Colorado, Utah and Texas also partner with Strava Metro. In the last three years the company has made anonymous cycling and pedestrian data available to more than 130 organizations and governmental agencies around the world, according to Strava officials.
Bicycle and pedestrian infrastructure spending has increased from a mere $5 million in the late 1980s to nearly $1 billion today, according to Strava documents. The increased spending has ushered in the construction of more cycling infrastructure, making cities more attractive to not only recreational biking, but actual commuting. In Seattle, 3.8 percent of workers commuted to work on a bicycle in 2016, according to U.S. census statistics. This is up from 2.6 percent in 2009.
In Portland, Ore. — regarded as one of the most bike-friendly cities in the country — some 6.5 percent of workers biked to work in 2016, up from 5 percent in 2009. In 1990, only 1.1 percent of Portlanders biked to work.
In April, the Portland Bureau of Transportation announced a partnership with local technology company Ride Report, a similar cycling app that tracks users’ rides via smartphone app. This one — as opposed to Strava — works in the background, which means riders do not have to physically launch the app. Ride Report also tracks other travel modes such as bus, train, walking or auto.
Portland cyclists have logged more trips via Ride Report than any other U.S. city, according to a press release from the municipal government.
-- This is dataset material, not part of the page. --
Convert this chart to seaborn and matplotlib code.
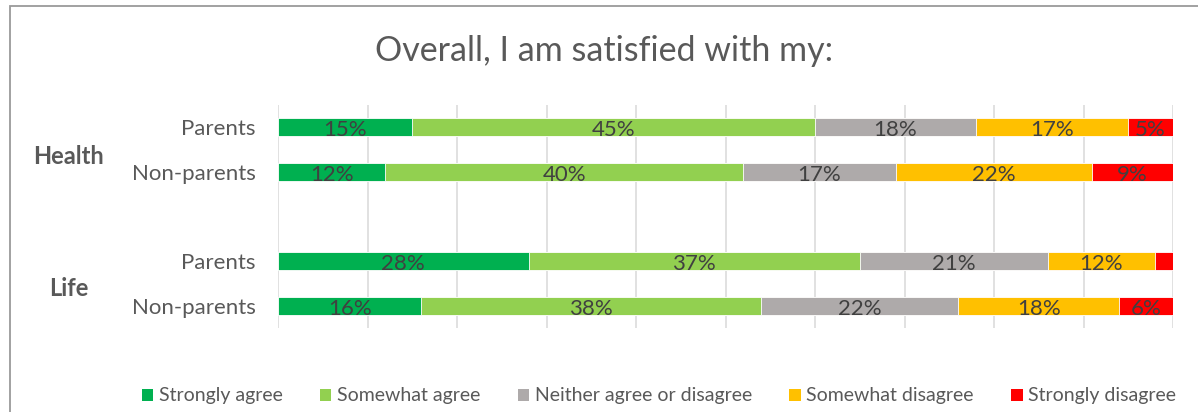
import matplotlib
matplotlib.use("Agg")
import matplotlib.pyplot as plt
from matplotlib.patches import Rectangle, Patch
import numpy as np
import pandas as pd
import seaborn as sns

# Survey responses (percent) for each group / respondent type
groups = ["Health", "Health", "Life", "Life"]
respondents = ["Parents", "Non-parents", "Parents", "Non-parents"]
strongly_agree = [15, 12, 28, 16]
somewhat_agree = [45, 40, 37, 38]
neither = [18, 17, 21, 22]
somewhat_disagree = [17, 22, 12, 18]
strongly_disagree = [5, 9, 2, 6]

categories = ["Strongly agree", "Somewhat agree", "Neither agree or disagree",
              "Somewhat disagree", "Strongly disagree"]
colors = ["#00B050", "#92D050", "#AEAAAA", "#FFC000", "#FF0000"]
title = "Overall, I am satisfied with my:"

# row positions: two rows per group with a gap between groups
ypos = [0, 1, 3, 4]

sns.set_theme(style="white")
plt.rcParams["font.family"] = ["Lato", "DejaVu Sans"]

W, H = 1198, 412
fig = plt.figure(figsize=(W / 100, H / 100), dpi=100)
fig.patch.set_facecolor("white")

ax = fig.add_axes([278 / W, 1 - 328 / H, 895 / W, 223 / H])

series = [strongly_agree, somewhat_agree, neither, somewhat_disagree, strongly_disagree]
values = np.array(series, dtype=float)          # shape (5, 4)
cum = np.cumsum(values, axis=0)

df = pd.DataFrame({"y": ypos})
for name, c in zip(categories, cum):
    df[name] = c

# stacked bars: draw cumulative totals from the right-most segment backwards
for i in range(len(categories) - 1, -1, -1):
    sns.barplot(data=df, x=categories[i], y="y", orient="h", native_scale=True,
                color=colors[i], width=0.40, saturation=1, ax=ax,
                edgecolor="white", linewidth=0.6, zorder=2)

# value labels in segment centres
for i in range(len(categories)):
    for j, y in enumerate(ypos):
        v = values[i, j]
        if v < 3:
            continue
        ax.text(cum[i, j] - v / 2, y + 0.07, f"{int(v)}%", ha="center", va="center",
                fontsize=16, color="#404040", zorder=3)

ax.set_xlim(0, 100)
ax.set_ylim(4.49, -0.49)
ax.set_xticks(np.arange(0, 101, 10))
ax.set_xticklabels([])
ax.grid(axis="x", color="#D9D9D9", linewidth=1.1, zorder=0)
ax.grid(axis="y", visible=False)
ax.set_axisbelow(True)
for s in ax.spines.values():
    s.set_visible(False)
ax.set_yticks(ypos)
ax.set_yticklabels(respondents, fontsize=16, color="#595959")
ax.tick_params(axis="y", length=0, pad=16)
ax.tick_params(axis="x", length=0)
ax.set_xlabel("")
ax.set_ylabel("")

# group labels
for name, yc in [("Health", 156), ("Life", 288)]:
    fig.text(68.5 / W, 1 - yc / H, name, ha="center", va="center",
             fontsize=17, fontweight="bold", color="#595959")

fig.text(604 / W, 1 - 51 / H, title, ha="center", va="center",
         fontsize=24.5, color="#595959")

handles = [Patch(facecolor=c, edgecolor="none", label=l) for c, l in zip(colors, categories)]
leg = fig.legend(handles=handles, loc="center", bbox_to_anchor=(659 / W, 1 - 396 / H),
                 ncol=5, frameon=False, fontsize=14, handlelength=0.57, handleheight=0.57,
                 handletextpad=0.3, columnspacing=1.93)
for t in leg.get_texts():
    t.set_color("#595959")

# chart frame
fig.patches.append(Rectangle((10 / W, -0.1), 1.2, 1 - 6 / H + 0.1, transform=fig.transFigure,
                             fill=False, edgecolor="#9A9A9A", linewidth=1.3, zorder=0))

fig.savefig("out.png", dpi=100)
Since 2016, riders there have logged more than 400,000 trips adding up to more than 1.2 million miles.
“This partnership is a win-win. Ride Report is a great tool to help people track their rides and it gives us great information about where people like to ride,” said Transportation Director Leah Treat in a statement.
Regardless of whether a city contracts with Ride Report, anyone with access to the app can see helpful rider data such as “stress maps” showing the best and worst routes in each city.
“Our paid product is a dashboard tool that takes the raw GPS data and puts it in a useful format for city staff at varying levels of technical expertise,” said Michael Schwartz, director of transportation planning at Ride Report.
In addition to Portland, Ride Report has partnered with Atlanta; Austin, Texas; Beaverton, Ore.; Oakland, Calif., and Raleigh, N.C.
“With a few clicks of a mouse, staff at one of our partner cities can compare weekday route and comfort ratings versus the weekend, or look at changes in travel patterns before and after a critical piece of infrastructure is constructed,” Schwartz explained. “The dashboard tool also performs a second, equally important, task of aggregating the data to a level that protects Ride Report app users' privacy and anonymity.”
In the end, local government officials look at tools like Strava and Ride Report as a window into cycling that did not previously exist, and have helped cities become more bike-friendly.
“The Strava data combined with count data has proved magnitudes better than our previous land use and facility-based estimates of bicycle volumes,” said Moore.
Stylized smartphone apps like these — along with top-end bikes and gear — would seem to appeal to a particular demographic of rider. And as city officials use technology to make cities “smarter,” they also want to use technology to make them more equitable, so that residents — regardless of socio-economic status — do not get left behind. So if cities base cycling infrastructure decisions solely on who’s using these apps, might certain segments of communities, or demographics, get left out of the equation?
“We did have some concerns about the bias in the Strava data,” said Moore in Seattle. “To counteract this bias, we combine the Strava data with data from bike-counters across the city, which count all users regardless of their socio-economic demographics. Using the combined data, we can see the Strava ‘penetration’ at a specific location.
“For instance, one location may show that Strava users represent 4 percent of all the trips we count. At another location we may see that Strava users only represent 2 percent of all the trips we count. Using these percentages, we can extrapolate a rough number for total bicycle volume that accounts for the differential use of Strava across the city,” he added. “This doesn’t eliminate the bias in the Strava data, but it helps.”
Schwartz, at Ride Report, admitted that concerns about under-reporting certain cyclists, “is an important issue.”
“First, we would never promote Ride Report as the only tool a city should use to make policy and infrastructure decisions,” he added. “We know our data provides insights that other sources can’t. In the same way, some other modes of data collection provide insights and deeper understanding that ours can’t.”
To get a true holistic view into who’s biking, it takes more than one data source, said Schwartz, who noted that based on age and other data collected by Ride Report, the company has concluded that many of its users tend to skew younger and upper income.
However, through the company’s partnerships with cities and community organizations, Ride Report “plans to do targeted outreach where the app may be underrepresented,” said Schwartz.
“One of our dashboard tools shows staff where the app is being used on a census tract basis so they can compare with census survey data to understand if the trips and users are representative or not. If the answer is no, then we need to do more outreach,” he added.